- [STATED PROBLEM] Would you write out the listing verbatim and skip every picture in it?

- [PROVIDED DATA]
----

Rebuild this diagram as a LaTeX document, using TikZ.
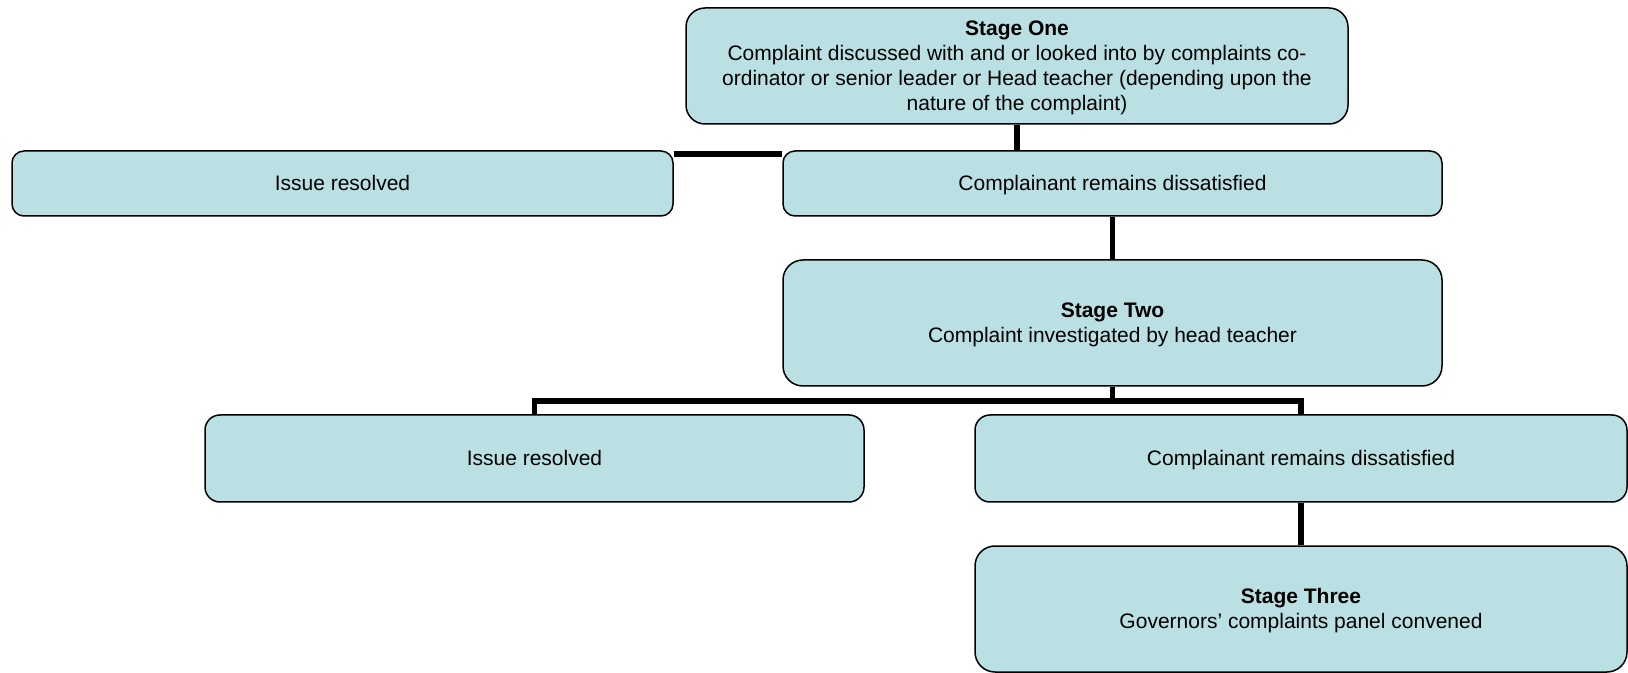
\documentclass[tikz,border=0pt]{standalone}
\usepackage{fontspec}
\setmainfont{Liberation Sans}
\usetikzlibrary{calc}
\definecolor{boxfill}{RGB}{187,224,227}
\newcommand\lnstrut{\rule[-1.5pt]{0pt}{10.5pt}}
\tikzset{
  box/.style={draw=black, line width=0.75pt, fill=boxfill, align=center,
    inner sep=0pt, font=\fontsize{10.5pt}{12.5pt}\selectfont},
  conn/.style={line width=2.9pt, draw=black, line join=miter}
}
\begin{document}
\begin{tikzpicture}[x=0.5pt, y=-0.5pt]
\useasboundingbox (0,0) rectangle (1628,673);
\node[box, minimum width=331pt, minimum height=58pt, rounded corners=9.5pt] (S1) at (1017,66)
  {\lnstrut\textbf{Stage One}\\\lnstrut Complaint discussed with and or looked into by complaints co-\\\lnstrut ordinator or senior leader or Head teacher (depending upon the\\\lnstrut nature of the complaint)};
\node[box, minimum width=330.5pt, minimum height=32.5pt, rounded corners=6pt] (IR1) at (342.5,183.5) {\lnstrut Issue resolved};
\node[box, minimum width=329.5pt, minimum height=32.5pt, rounded corners=6pt] (CD1) at (1112.5,183.5) {\lnstrut Complainant remains dissatisfied};
\node[box, minimum width=329.5pt, minimum height=63pt, rounded corners=10pt] (S2) at (1112.5,323)
  {\lnstrut\textbf{Stage Two}\\\lnstrut Complaint investigated by head teacher};
\node[box, minimum width=329.5pt, minimum height=43.5pt, rounded corners=7.5pt] (IR2) at (534.5,458.5) {\lnstrut Issue resolved};
\node[box, minimum width=326pt, minimum height=43.5pt, rounded corners=7.5pt] (CD2) at (1301,458.5) {\lnstrut Complainant remains dissatisfied};
\node[box, minimum width=326pt, minimum height=63pt, rounded corners=10pt] (S3) at (1301,609)
  {\lnstrut\textbf{Stage Three}\\\lnstrut Governors’ complaints panel convened};
% connectors
\draw[conn] (S1.south) -- (S1.south |- CD1.north);
\draw[conn] ([yshift=-1.75pt]IR1.north east) -- ([yshift=-1.75pt]CD1.north west);
\draw[conn] (CD1.south) -- (S2.north);
\coordinate (j2) at ([yshift=-7pt]S2.south);
\draw[conn] (S2.south) -- (j2);
\draw[conn] (IR2.north) |- (j2) -| (CD2.north);
\draw[conn] (CD2.south) -- (S3.north);
\end{tikzpicture}
\end{document}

----

- [OUTPUT FOR THIS EXERCISE]
Rebuild this diagram as a LaTeX document, using TikZ.
\documentclass[tikz,border=0pt]{standalone}
\usepackage{fontspec}
\setmainfont{Liberation Sans}
\usetikzlibrary{calc}
\definecolor{boxfill}{RGB}{187,224,227}
\newcommand\lnstrut{\rule[-1.5pt]{0pt}{10.5pt}}
\tikzset{
  box/.style={draw=black, line width=0.75pt, fill=boxfill, align=center,
    inner sep=0pt, font=\fontsize{10.5pt}{12.5pt}\selectfont},
  conn/.style={line width=2.9pt, draw=black, line join=miter}
}
\begin{document}
\begin{tikzpicture}[x=0.5pt, y=-0.5pt]
\useasboundingbox (0,0) rectangle (1628,673);
\node[box, minimum width=331pt, minimum height=58pt, rounded corners=9.5pt] (S1) at (1017,66)
  {\lnstrut\textbf{Stage One}\\\lnstrut Complaint discussed with and or looked into by complaints co-\\\lnstrut ordinator or senior leader or Head teacher (depending upon the\\\lnstrut nature of the complaint)};
\node[box, minimum width=330.5pt, minimum height=32.5pt, rounded corners=6pt] (IR1) at (342.5,183.5) {\lnstrut Issue resolved};
\node[box, minimum width=329.5pt, minimum height=32.5pt, rounded corners=6pt] (CD1) at (1112.5,183.5) {\lnstrut Complainant remains dissatisfied};
\node[box, minimum width=329.5pt, minimum height=63pt, rounded corners=10pt] (S2) at (1112.5,323)
  {\lnstrut\textbf{Stage Two}\\\lnstrut Complaint investigated by head teacher};
\node[box, minimum width=329.5pt, minimum height=43.5pt, rounded corners=7.5pt] (IR2) at (534.5,458.5) {\lnstrut Issue resolved};
\node[box, minimum width=326pt, minimum height=43.5pt, rounded corners=7.5pt] (CD2) at (1301,458.5) {\lnstrut Complainant remains dissatisfied};
\node[box, minimum width=326pt, minimum height=63pt, rounded corners=10pt] (S3) at (1301,609)
  {\lnstrut\textbf{Stage Three}\\\lnstrut Governors’ complaints panel convened};
% connectors
\draw[conn] (S1.south) -- (S1.south |- CD1.north);
\draw[conn] ([yshift=-1.75pt]IR1.north east) -- ([yshift=-1.75pt]CD1.north west);
\draw[conn] (CD1.south) -- (S2.north);
\coordinate (j2) at ([yshift=-7pt]S2.south);
\draw[conn] (S2.south) -- (j2);
\draw[conn] (IR2.north) |- (j2) -| (CD2.north);
\draw[conn] (CD2.south) -- (S3.north);
\end{tikzpicture}
\end{document}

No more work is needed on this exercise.